Short exercise:
From the listing below, copy word for word every line starting at the one that includes "Write a component" and ending at the one that includes "214.8, 225.4, 239];"; the pictures are omitted.

## START Supplied material

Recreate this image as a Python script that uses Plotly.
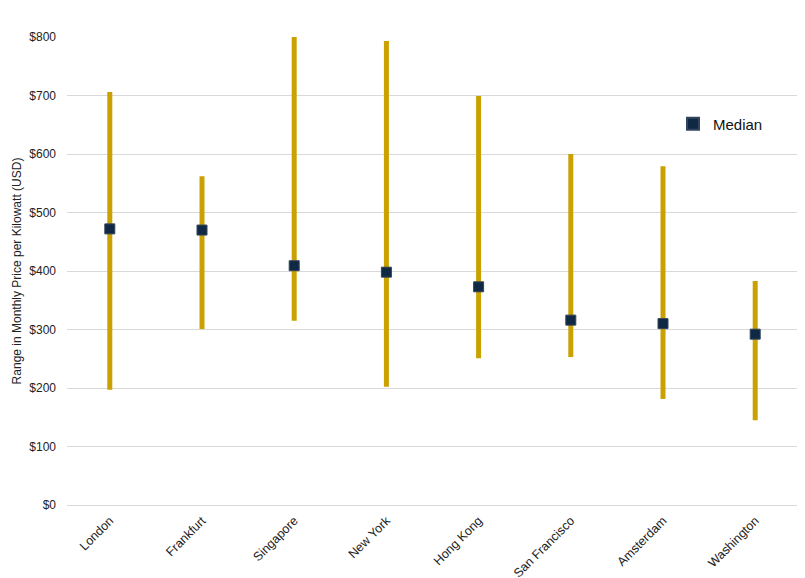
import plotly.graph_objects as go

cities = ["London", "Frankfurt", "Singapore", "New York", "Hong Kong",
          "San Francisco", "Amsterdam", "Washington"]
low = [197, 301, 315, 202, 251, 253, 181, 145]
high = [706, 562, 800, 793, 699, 600, 579, 383]
median = [472, 470, 409, 398, 373, 316, 310, 292]
y_ticks = [0, 100, 200, 300, 400, 500, 600, 700, 800]
y_tick_labels = ["$" + str(v) for v in y_ticks]

# build range segments from the data
seg_x, seg_y = [], []
for c, lo, hi in zip(cities, low, high):
    seg_x += [c, c, None]
    seg_y += [lo, hi, None]

fig = go.Figure()
fig.add_trace(go.Scatter(
    x=seg_x, y=seg_y, mode="lines",
    line=dict(color="#C9A100", width=5),
    showlegend=False, hoverinfo="skip"))
fig.add_trace(go.Scatter(
    x=cities, y=median, mode="markers", name="Median",
    marker=dict(symbol="square", size=10, color="#0F2843",
                line=dict(color="#33455c", width=1))))

# page body has an 8px default margin, so the figure is sized to fit the window
fig.update_layout(
    width=797, height=570,
    margin=dict(l=59, r=7, t=29, b=73),
    paper_bgcolor="white", plot_bgcolor="white",
    font=dict(family="Liberation Sans, Arial, sans-serif", size=12, color="#222222"),
    legend=dict(x=0.829, y=0.814, xanchor="left", yanchor="middle",
                font=dict(size=15, color="#111111"), bgcolor="rgba(0,0,0,0)",
                itemwidth=30, itemsizing="constant"),
    xaxis=dict(type="category", tickangle=-45, showgrid=False, showline=False,
               ticks="", automargin=False, ticklabelstandoff=5,
               tickfont=dict(size=12.5, color="#222222")),
    yaxis=dict(range=[0, 800], tickvals=y_ticks, ticktext=y_tick_labels,
               showgrid=True, gridcolor="#D9D9D9", gridwidth=1,
               zeroline=True, zerolinecolor="#D9D9D9", zerolinewidth=1,
               ticks="", ticklabelstandoff=10, automargin=False,
               tickfont=dict(size=12, color="#222222"),
               title=dict(text="Range in Monthly Price per Kilowatt (USD)",
                          font=dict(size=12, color="#222222"), standoff=5)),
)
fig.write_html("out.html")
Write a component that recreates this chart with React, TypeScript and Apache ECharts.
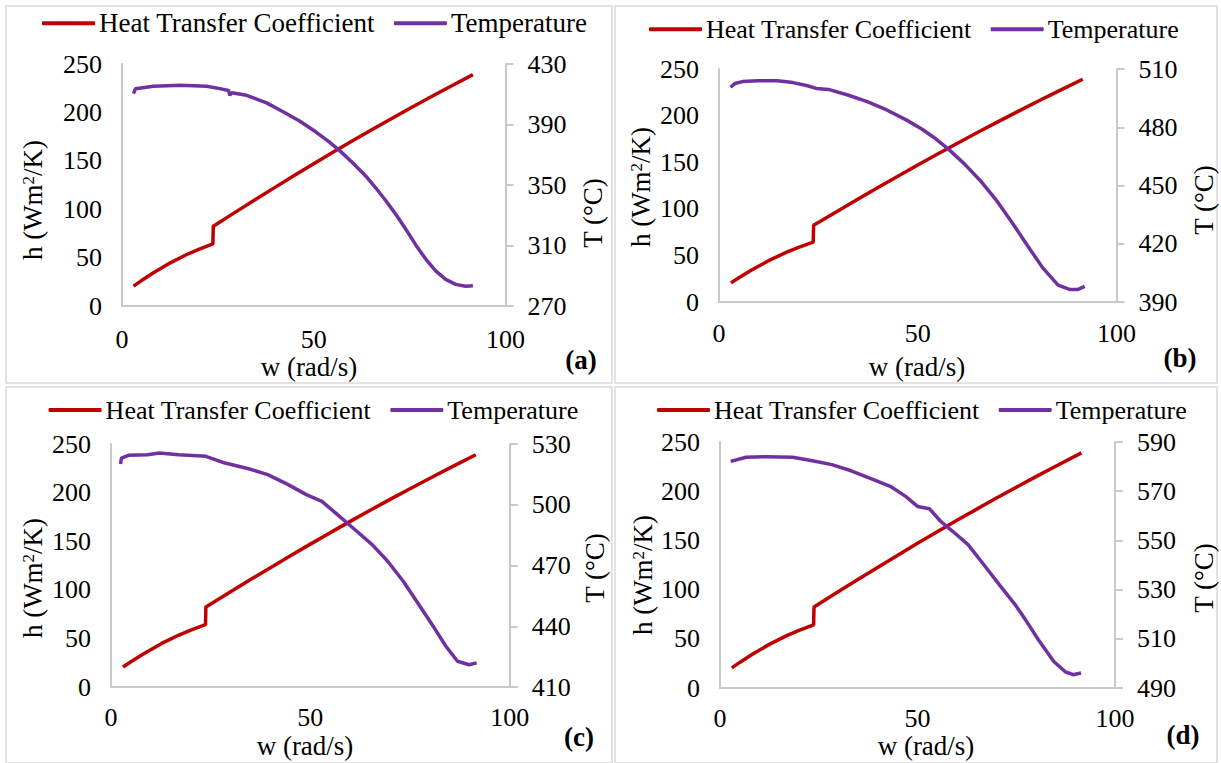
import React, { useEffect, useRef } from 'react';
import * as echarts from 'echarts';

// Heat transfer coefficient h (W/m²K) vs angular speed w (rad/s) – same for all panels
const hW = [3, 5, 8.2, 12.6, 16.9, 20, 23.7, 23.8, 30, 35, 40, 45, 50, 55, 60, 65, 70, 75, 80, 85, 91.5];
const hVal = [20.5, 26, 34.3, 44.6, 53.2, 58.6, 64.2, 82.4, 98, 110.5, 122.8, 135, 147, 158.8, 170.4, 181.8, 193, 204, 214.8, 225.4, 239];

// Temperature (°C) vs w, panel (a)
const wA = [3.0, 3.5, 8.2, 15.2, 22.1, 25.5, 27.8, 28.1, 28.6, 32.5, 37.7, 42, 46.3, 50.6, 54.1, 56.7, 60.2, 63.6, 66.2, 68.8, 71.4, 74, 76.6, 79.2, 81.8, 84.4, 87, 89.6, 91.5];
const tA = [410.4, 413.7, 415.3, 415.9, 415.3, 413.7, 412.5, 409.3, 411, 409.3, 404.3, 398.4, 392.3, 385, 378.3, 372.9, 364.5, 355.8, 348, 339.6, 330.6, 320.8, 310.4, 301, 293.2, 287.6, 284.3, 283.1, 283.4];
// panel (b)
const wB = [2.9, 4, 5.9, 9.8, 14.7, 18.6, 22, 24.5, 27.5, 32.4, 37.3, 42.2, 47.1, 51, 53.9, 57.8, 61.8, 65.7, 69.6, 73.5, 77.5, 81.4, 85.3, 88.2, 90.2, 92];
const tB = [500.6, 502.5, 503.5, 504, 504, 503, 501.5, 500, 499.5, 496.6, 493.2, 488.9, 483.8, 479.1, 475, 468.6, 461, 452.6, 442.9, 431.6, 419.4, 407.7, 398.7, 396.5, 396.4, 398];
// panel (c)
const wC = [2.4, 2.6, 4.4, 9.2, 12.1, 17, 23.8, 28.6, 34.5, 39.3, 44.2, 49, 52.9, 56.8, 60.7, 65.5, 69.4, 73.3, 77.2, 81.1, 84, 86.9, 89.8, 91.7];
const tC = [520.1, 523, 524.4, 524.7, 525.6, 524.7, 523.9, 520.6, 517.8, 514.9, 510.2, 505, 501.7, 495.1, 488.5, 480.3, 472.1, 462.2, 450.7, 439.1, 430.1, 422.7, 421, 421.9];
// panel (d)
const wD = [2.7, 6.6, 11.5, 18.4, 23.4, 28.3, 33.2, 38.2, 43.1, 47, 50, 53, 55.9, 58.9, 62.8, 66.8, 70.7, 74.7, 77.6, 80.6, 84.5, 87.5, 89.4, 91.4];
const tD = [582.1, 583.8, 584, 583.8, 582.4, 580.8, 578.3, 575.1, 572, 567.9, 563.8, 562.9, 557.7, 553.7, 548.3, 540.1, 532, 523.9, 517.1, 509.6, 500.8, 496.5, 495.4, 496.1];

// Tick labels
const wTicks = [0, 50, 100];
const hTicks = [0, 50, 100, 150, 200, 250];
const tTicksA = [270, 310, 350, 390, 430];
const tTicksB = [390, 420, 450, 480, 510];
const tTicksC = [410, 440, 470, 500, 530];
const tTicksD = [490, 510, 530, 550, 570, 590];

const seriesNames = ['Heat Transfer Coefficient', 'Temperature'];
const panelLabels = ['(a)', '(b)', '(c)', '(d)'];

const FONT = "'Times New Roman', 'Liberation Serif', Tinos, serif";
const RED = '#C00000';
const PURPLE = '#7030A0';
const AXIS = '#c9c9c9';
const TICK_FS = 26;
const TEXT_FS = 27;

const panels = [
  { w: wA, t: tA, tTicks: tTicksA, grid: { left: 122, top: 64, width: 383.5, height: 242 }, xMargin: 20, legend: { left: 42, cy: 23.3, fs: 27 }, box: [6, 6, 606, 377], hTitle: [33, 200], tTitle: [593, 213], wTitle: [309, 367], label: [581, 360] },
  { w: wB, t: tB, tTicks: tTicksB, grid: { left: 719, top: 69, width: 397.5, height: 233 }, xMargin: 18, legend: { left: 649, cy: 29.3, fs: 26 }, box: [615, 6, 602, 377], hTitle: [641, 187], tTitle: [1204, 200], wTitle: [917, 367], label: [1180, 358] },
  { w: wC, t: tC, tTicks: tTicksC, grid: { left: 111, top: 444, width: 398.7, height: 243 }, xMargin: 17, legend: { left: 48.6, cy: 410, fs: 26 }, box: [6, 387, 606, 376], hTitle: [33, 578], tTitle: [595, 568], wTitle: [305, 746], label: [579, 737] },
  { w: wD, t: tD, tTicks: tTicksD, grid: { left: 720, top: 442, width: 395, height: 246 }, xMargin: 17, legend: { left: 657, cy: 410, fs: 26 }, box: [615, 387, 602, 376], hTitle: [643, 575], tTitle: [1204, 578], wTitle: [926, 746], label: [1183, 735] },
];

export default function App() {
  const ref = useRef<HTMLDivElement>(null);
  useEffect(() => {
    if (!ref.current) return;
    const chart = echarts.init(ref.current, undefined, { renderer: 'svg' });
    const grids: any[] = [];
    const xAxes: any[] = [];
    const yAxes: any[] = [];
    const series: any[] = [];
    const legends: any[] = [];
    const graphics: any[] = [];
    const labelStyle = { fontFamily: FONT, fontSize: TICK_FS, color: '#000' };

    panels.forEach((p, i) => {
      grids.push({ ...p.grid });
      xAxes.push({
        type: 'value', gridIndex: i, min: wTicks[0], max: wTicks[wTicks.length - 1], interval: wTicks[1] - wTicks[0],
        axisLine: { show: true, lineStyle: { color: AXIS, width: 2 } },
        axisTick: { show: false }, splitLine: { show: false },
        axisLabel: { ...labelStyle, margin: p.xMargin, showMinLabel: true, showMaxLabel: true },
      });
      yAxes.push({
        type: 'value', gridIndex: i, position: 'left', min: hTicks[0], max: hTicks[hTicks.length - 1], interval: hTicks[1] - hTicks[0],
        axisLine: { show: true, lineStyle: { color: AXIS, width: 2 } },
        axisTick: { show: false }, splitLine: { show: false },
        axisLabel: { ...labelStyle, margin: 20 },
      });
      yAxes.push({
        type: 'value', gridIndex: i, position: 'right', min: p.tTicks[0], max: p.tTicks[p.tTicks.length - 1],
        axisLine: { show: true, lineStyle: { color: AXIS, width: 2 } },
        axisTick: { show: true, inside: false, length: 8, lineStyle: { color: AXIS, width: 2 }, customValues: p.tTicks },
        splitLine: { show: false },
        axisLabel: { ...labelStyle, margin: 22, customValues: p.tTicks },
      });
      series.push({
        name: seriesNames[0], type: 'line', xAxisIndex: i, yAxisIndex: 2 * i,
        data: hW.map((w, k) => [w, hVal[k]]), showSymbol: false, symbol: 'none',
        lineStyle: { color: RED, width: 3.5 }, itemStyle: { color: RED },
      });
      series.push({
        name: seriesNames[1], type: 'line', xAxisIndex: i, yAxisIndex: 2 * i + 1,
        data: p.w.map((w, k) => [w, p.t[k]]), showSymbol: false, symbol: 'none',
        lineStyle: { color: PURPLE, width: 3.5 }, itemStyle: { color: PURPLE },
      });
      legends.push({
        left: p.legend.left, top: p.legend.cy - p.legend.fs / 2, padding: 0, itemGap: 19,
        itemWidth: 53, itemHeight: 4, icon: 'roundRect', data: seriesNames,
        textStyle: { fontFamily: FONT, fontSize: p.legend.fs, color: '#000', padding: [0, 0, 0, -1] },
      });
      const [bx, by, bw, bh] = p.box;
      graphics.push({ type: 'rect', shape: { x: bx, y: by, width: bw, height: bh }, style: { fill: 'none', stroke: '#d9d9d9', lineWidth: 1.5 }, silent: true });
      graphics.push({
        type: 'text', x: p.hTitle[0], y: p.hTitle[1], rotation: Math.PI / 2,
        style: { text: 'h (Wm{sup|2}/K)', fontFamily: FONT, fontSize: TEXT_FS, fill: '#000', align: 'center', verticalAlign: 'middle',
          rich: { sup: { fontFamily: FONT, fontSize: 17, fill: '#000', verticalAlign: 'top', padding: [0, 0, 10, 0] } } },
      });
      graphics.push({
        type: 'text', x: p.tTitle[0], y: p.tTitle[1], rotation: Math.PI / 2,
        style: { text: 'T (°C)', fontFamily: FONT, fontSize: TEXT_FS, fill: '#000', align: 'center', verticalAlign: 'middle' },
      });
      graphics.push({
        type: 'text', x: p.wTitle[0], y: p.wTitle[1],
        style: { text: 'w (rad/s)', fontFamily: FONT, fontSize: TEXT_FS, fill: '#000', align: 'center', verticalAlign: 'middle' },
      });
      graphics.push({
        type: 'text', x: p.label[0], y: p.label[1],
        style: { text: panelLabels[i], fontFamily: FONT, fontSize: TEXT_FS, fontWeight: 'bold', fill: '#000', align: 'center', verticalAlign: 'middle' },
      });
    });

    chart.setOption({
      animation: false,
      backgroundColor: '#fff',
      grid: grids,
      xAxis: xAxes,
      yAxis: yAxes,
      series,
      legend: legends,
      graphic: { elements: graphics },
      tooltip: { show: false },
    });
    return () => chart.dispose();
  }, []);
  return <div ref={ref} style={{ position: 'absolute', left: 0, top: 0, width: 1221, height: 763, background: '#fff' }} />;
}
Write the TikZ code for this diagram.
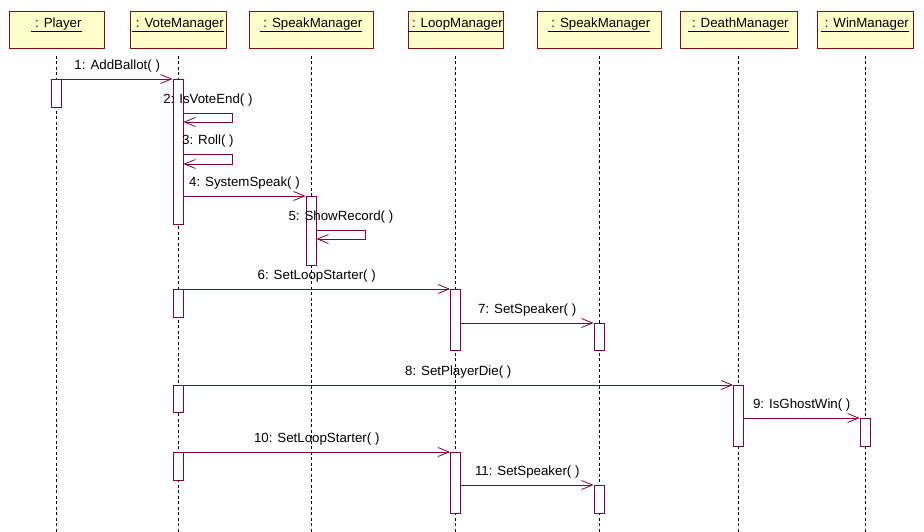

## END Supplied material

Correct response:
Write a component that recreates this chart with React, TypeScript and Apache ECharts.
import React, { useEffect, useRef } from 'react';
import * as echarts from 'echarts';

// Heat transfer coefficient h (W/m²K) vs angular speed w (rad/s) – same for all panels
const hW = [3, 5, 8.2, 12.6, 16.9, 20, 23.7, 23.8, 30, 35, 40, 45, 50, 55, 60, 65, 70, 75, 80, 85, 91.5];
const hVal = [20.5, 26, 34.3, 44.6, 53.2, 58.6, 64.2, 82.4, 98, 110.5, 122.8, 135, 147, 158.8, 170.4, 181.8, 193, 204, 214.8, 225.4, 239];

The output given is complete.